O tema das mudanças climáticas vem sendo discutido no Brasil desde o final do século XVIII. Com um pano de fundo representado por uma forte mentalidade anticapitalista e antiliberal, esse debate contribuiu, de forma decisiva, para o enfraquecimento do direito de propriedade ao longo do século XX. Apesar de a Constituição Republicana de 1891, de cunho liberal, ter assegurado a plenitude do direito de propriedade, ela não foi suficiente para criar uma cultura liberal no país. O mesmo pode ser dito do Código Civil de 1916.
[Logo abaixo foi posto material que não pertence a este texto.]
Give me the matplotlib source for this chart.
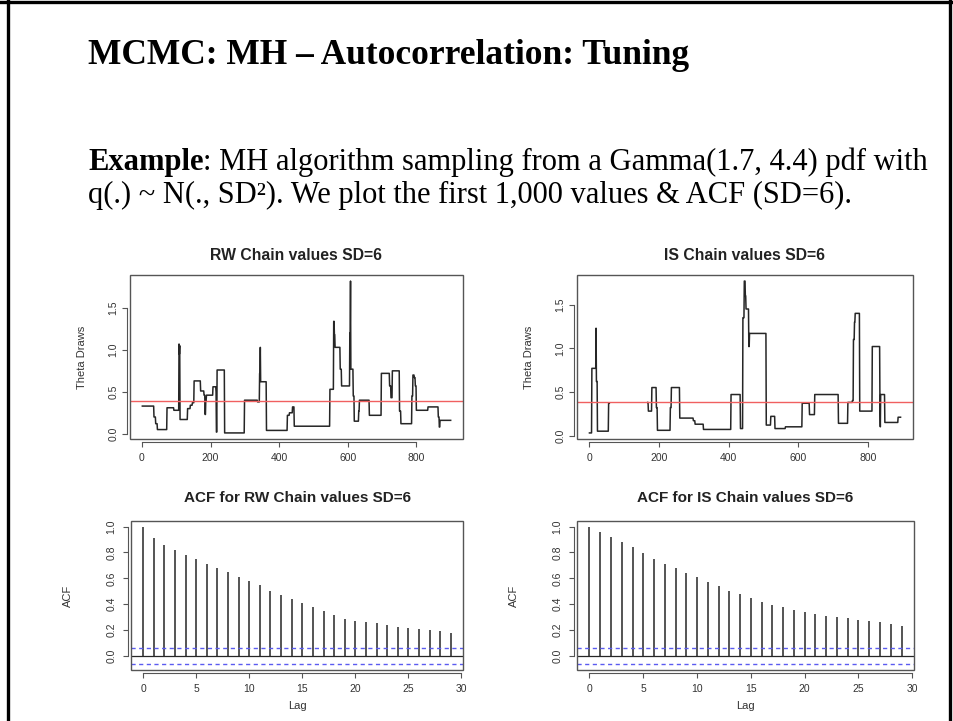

Segundo a visão predominante atualmente, as mudanças climáticas são provocadas pelas emissões antropogênicas de carbono e de outros gases de efeito estufa. No passado, a discussão das mudanças climáticas se dava por perspectiva um pouco diferente. As mudanças climáticas eram causadas pelo desmatamento, que levava à redução da umidade do ar e, consequentemente, das chuvas e dos mananciais de água. Isso era conhecido como teoria do dessecamento e foi proposto no final do século XVII e início do século XVIII por John Woodward e Stephen Hales, da Universidade de Cambridge, na Inglaterra, e posteriormente difundido na França e em Portugal pelas obras do conde de Buffon.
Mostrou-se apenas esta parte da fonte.